# Task goal
Leave out the pictures and retype only the lines from the opening line to the line that holds "(10,13.3) -- (10,579);", both ends included.

# Stored data
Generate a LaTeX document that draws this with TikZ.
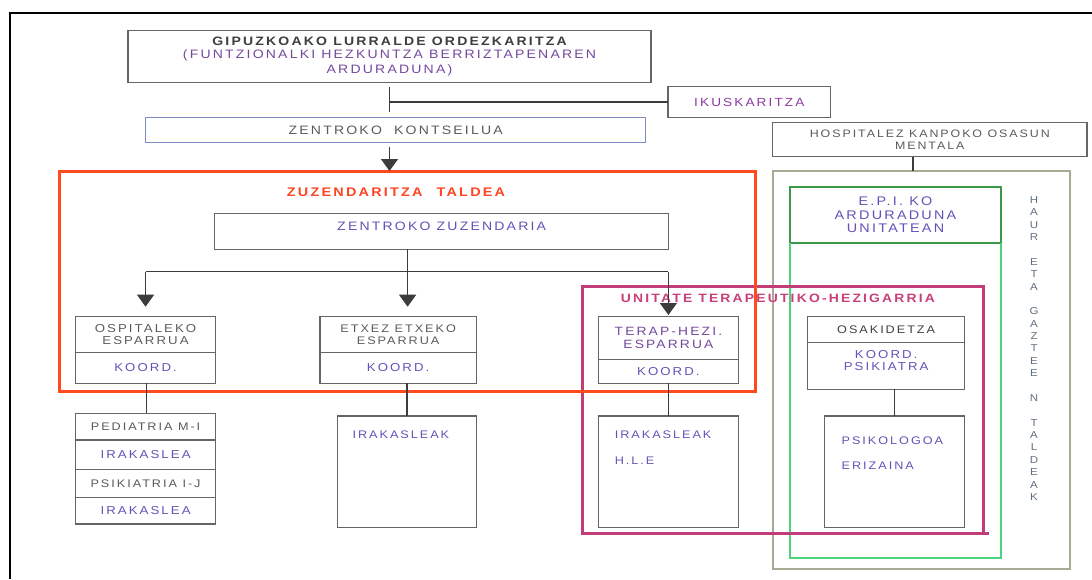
\documentclass[tikz,border=0pt]{standalone}
\usepackage{fontspec}
\setmainfont{Liberation Sans}[FakeStretch=1.15,LetterSpace=18]
\usetikzlibrary{arrows.meta}
\usetikzlibrary{positioning}

\definecolor{boxgray}{HTML}{666666}
\definecolor{linkgray}{HTML}{3C3C3C}
\definecolor{blueline}{HTML}{7E8CC2}
\definecolor{redline}{HTML}{FF4A1E}
\definecolor{purpleline}{HTML}{C23C78}
\definecolor{greenline}{HTML}{4FD27C}
\definecolor{darkgreen}{HTML}{3A9A4A}
\definecolor{oliveline}{HTML}{A9A994}
\definecolor{txtdark}{HTML}{3E3E3E}
\definecolor{txtgray}{HTML}{5A5A5A}
\definecolor{txtviolet}{HTML}{6650B8}
\definecolor{txtpurple}{HTML}{74489C}
\definecolor{txtmag}{HTML}{8A3AA0}
\definecolor{txtred}{HTML}{FF4422}
\definecolor{txtpink}{HTML}{C8407A}
\definecolor{txtteal}{HTML}{5F6F80}

\tikzset{
  box/.style={draw=boxgray, line width=1.3pt, inner sep=0pt, outer sep=0pt,
    align=center, text=txtgray, font=\fontsize{11}{12}\selectfont},
  koord/.style={box, text=txtviolet, font=\fontsize{11.5}{12.5}\selectfont},
  frame/.style={draw, inner sep=0pt, outer sep=0pt},
  lbl/.style={inner sep=0pt, text=txtviolet, font=\fontsize{11}{12}\selectfont},
  link/.style={draw=linkgray, line width=1.3pt},
  arr/.style={link, -{Triangle[width=17pt,length=12pt]}},
}

\begin{document}
\begin{tikzpicture}[x=1pt,y=-1pt]
      \useasboundingbox (0,0) rectangle (1092,579);
      \draw[line width=2pt] (1092,13.3) -- (10,13.3) -- (10,579);

      % frames
      \node[frame, draw=oliveline, line width=2.5pt, minimum width=297pt, minimum height=398pt] (haur) at (921.5,370) {};
      \node[box, draw=darkgreen, line width=2pt, minimum width=211pt, minimum height=55.7pt, text=txtviolet,
        font=\fontsize{12.5}{13.3}\selectfont] (epi) at (895.5,214.85) {E.P.I. KO\\ARDURADUNA\\UNITATEAN};
      \draw[greenline, line width=2pt] (epi.south west) -- (epi.south west |- 0,558) -- (epi.south east |- 0,558) -- (epi.south east);
      \node[frame, draw=purpleline, line width=3pt, minimum width=401pt, minimum height=247pt] (unitate) at (782.5,409.5) {};
      \draw[purpleline, line width=3pt] (unitate.south east) -- ++(6,0);
      \node[frame, draw=redline, line width=3pt, minimum width=696.7pt, minimum height=220pt] (taldea) at (407.35,281) {};

      \node[lbl, text=txtred, font=\bfseries\fontsize{12.5}{13}\selectfont] (taldeatitle) at (396,192.7) {ZUZENDARITZA\hspace{14pt}TALDEA};
      \node[lbl, text=txtpink, font=\bfseries\fontsize{12.1}{13}\selectfont] (unitatetitle) at (778,298.3) {UNITATE TERAPEUTIKO-HEZIGARRIA};
      \node[lbl, text=txtteal, align=center, font=\fontsize{10}{12.375}\selectfont] (haurtxt) at (1034,348.5)
        {H\\A\\U\\R\\~\\E\\T\\A\\~\\G\\A\\Z\\T\\E\\E\\~\\N\\~\\T\\A\\L\\D\\E\\A\\K};

      % top
      \node[box, text=txtpurple, minimum width=523pt, minimum height=52pt, font=\fontsize{12.2}{12.6}\selectfont] (gipuz) at (389.5,56.7)
        {{\bfseries\color{txtdark}GIPUZKOAKO LURRALDE ORDEZKARITZA}\\(FUNTZIONALKI HEZKUNTZA BERRIZTAPENAREN\\[3pt]ARDURADUNA)};
      \node[box, text=txtmag, minimum width=162.7pt, minimum height=30.6pt, font=\fontsize{11.8}{12}\selectfont] (ikus) at (749.3,102) {IKUSKARITZA};
      \node[box, draw=blueline, minimum width=500pt, minimum height=25.4pt, font=\fontsize{12.2}{13}\selectfont] (kontse) at (395.7,130)
        {ZENTROKO\ \ KONTSEILUA};
      \coordinate (tee) at (gipuz.south |- ikus.west);
      \draw[link] ([yshift=-4.3pt]gipuz.south) -- ([yshift=5.6pt]gipuz.south |- kontse.north);
      \draw[link] (tee) -- (ikus.west);
      \draw[arr] ([yshift=-4pt]gipuz.south |- kontse.south) -- (gipuz.south |- taldea.north);

      \node[box, text=txtviolet, minimum width=453.9pt, minimum height=36pt, text height=8.5pt, text depth=9.7pt,
        font=\fontsize{12.2}{13}\selectfont] (zuzen) at (441.65,231.3) {ZENTROKO ZUZENDARIA};
      \node[box, text=txtgray, minimum width=314.5pt, minimum height=34pt, font=\fontsize{10.8}{11.7}\selectfont] (hosp) at (929.75,139.7)
        {HOSPITALEZ KANPOKO OSASUN\\MENTALA};
      \draw[link] ([xshift=-16.75pt]hosp.south) -- ([xshift=-16.75pt]hosp.south |- haur.north);

      % esparruak
      \node[box, minimum width=140.3pt, minimum height=36pt, font=\fontsize{11.5}{12}\selectfont] (ospihead) at (145.55,334.7) {OSPITALEKO\\ESPARRUA};
      \node[koord, minimum width=140.3pt, minimum height=30.6pt, below=0pt of ospihead] (ospikoord) {KOORD.};
      \node[box, minimum width=156.3pt, minimum height=36pt] (etxehead) at (398.15,334.7) {ETXEZ ETXEKO\\ESPARRUA};
      \node[koord, minimum width=156.3pt, minimum height=30.6pt, below=0pt of etxehead] (etxekoord) {KOORD.};
      \node[box, text=txtpurple, minimum width=140pt, minimum height=42.6pt, font=\fontsize{12}{13}\selectfont] (teraphead) at (668.4,338)
        {TERAP-HEZI.\\ESPARRUA};
      \node[koord, minimum width=140pt, minimum height=24pt, below=0pt of teraphead] (terapkoord) {KOORD.};
      \node[box, text=txtdark, minimum width=157.3pt, minimum height=26pt] (osakhead) at (886.15,329.7) {OSAKIDETZA};
      \node[koord, minimum width=157.3pt, minimum height=46.6pt, text depth=11.5pt, below=0pt of osakhead] (osakkoord)
        {KOORD.\\PSIKIATRA};

      \coordinate (split) at (407.6,271.7);
      \draw[link] (split |- zuzen.south) -- (split);
      \draw[link] (ospihead.north |- split) -- (teraphead.north |- split);
      \draw[arr] (ospihead.north |- split) -- ([yshift=10pt]ospihead.north);
      \draw[arr] (split) -- ([yshift=10pt]split |- etxehead.north);
      \draw[arr] (teraphead.north |- split) -- ([yshift=1.7pt]teraphead.north);

      % lower boxes
      \node[box, minimum width=140.3pt, minimum height=26.7pt, anchor=north] (pedia) at (145.55,413.3) {PEDIATRIA M-I};
      \node[koord, minimum width=140.3pt, minimum height=29.3pt, below=0pt of pedia] (irakaslea1) {IRAKASLEA};
      \node[box, minimum width=140.3pt, minimum height=28pt, below=0pt of irakaslea1] (psiki) {PSIKIATRIA I-J};
      \node[koord, minimum width=140.3pt, minimum height=26.7pt, below=0pt of psiki] (irakaslea2) {IRAKASLEA};
      \draw[link] ([xshift=1pt]ospikoord.south) -- ([xshift=1pt]pedia.north);

      \node[box, minimum width=138.9pt, minimum height=111.3pt, anchor=north] (irakasleak1) at (406.85,416) {};
      \node[lbl, anchor=west] (irak1txt) at ([xshift=15pt,yshift=-19pt]irakasleak1.north west) {IRAKASLEAK};
      \draw[link] (irakasleak1.north |- etxekoord.south) -- (irakasleak1.north);

      \node[box, minimum width=140pt, minimum height=111.3pt, anchor=north] (irakasleak2) at (668.4,416) {};
      \node[lbl, anchor=west] (irak2txt) at ([xshift=16.2pt,yshift=-19pt]irakasleak2.north west) {IRAKASLEAK};
      \node[lbl, anchor=west] (hletxt) at ([xshift=16.2pt,yshift=-44.7pt]irakasleak2.north west) {H.L.E};
      \draw[link] (terapkoord.south) -- (irakasleak2.north);

      \node[box, minimum width=140pt, minimum height=111.3pt, anchor=north] (psiko) at (894.8,416) {};
      \node[lbl, anchor=west] (psikotxt) at ([xshift=16.6pt,yshift=-25pt]psiko.north west) {PSIKOLOGOA};
      \node[lbl, anchor=west] (erizaitxt) at ([xshift=16.6pt,yshift=-50pt]psiko.north west) {ERIZAINA};
      \draw[link] (psiko.north |- osakkoord.south) -- (psiko.north);
\end{tikzpicture}
\end{document}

# Output below
Generate a LaTeX document that draws this with TikZ.
\documentclass[tikz,border=0pt]{standalone}
\usepackage{fontspec}
\setmainfont{Liberation Sans}[FakeStretch=1.15,LetterSpace=18]
\usetikzlibrary{arrows.meta}
\usetikzlibrary{positioning}

\definecolor{boxgray}{HTML}{666666}
\definecolor{linkgray}{HTML}{3C3C3C}
\definecolor{blueline}{HTML}{7E8CC2}
\definecolor{redline}{HTML}{FF4A1E}
\definecolor{purpleline}{HTML}{C23C78}
\definecolor{greenline}{HTML}{4FD27C}
\definecolor{darkgreen}{HTML}{3A9A4A}
\definecolor{oliveline}{HTML}{A9A994}
\definecolor{txtdark}{HTML}{3E3E3E}
\definecolor{txtgray}{HTML}{5A5A5A}
\definecolor{txtviolet}{HTML}{6650B8}
\definecolor{txtpurple}{HTML}{74489C}
\definecolor{txtmag}{HTML}{8A3AA0}
\definecolor{txtred}{HTML}{FF4422}
\definecolor{txtpink}{HTML}{C8407A}
\definecolor{txtteal}{HTML}{5F6F80}

\tikzset{
  box/.style={draw=boxgray, line width=1.3pt, inner sep=0pt, outer sep=0pt,
    align=center, text=txtgray, font=\fontsize{11}{12}\selectfont},
  koord/.style={box, text=txtviolet, font=\fontsize{11.5}{12.5}\selectfont},
  frame/.style={draw, inner sep=0pt, outer sep=0pt},
  lbl/.style={inner sep=0pt, text=txtviolet, font=\fontsize{11}{12}\selectfont},
  link/.style={draw=linkgray, line width=1.3pt},
  arr/.style={link, -{Triangle[width=17pt,length=12pt]}},
}

\begin{document}
\begin{tikzpicture}[x=1pt,y=-1pt]
      \useasboundingbox (0,0) rectangle (1092,579);
      \draw[line width=2pt] (1092,13.3) -- (10,13.3) -- (10,579);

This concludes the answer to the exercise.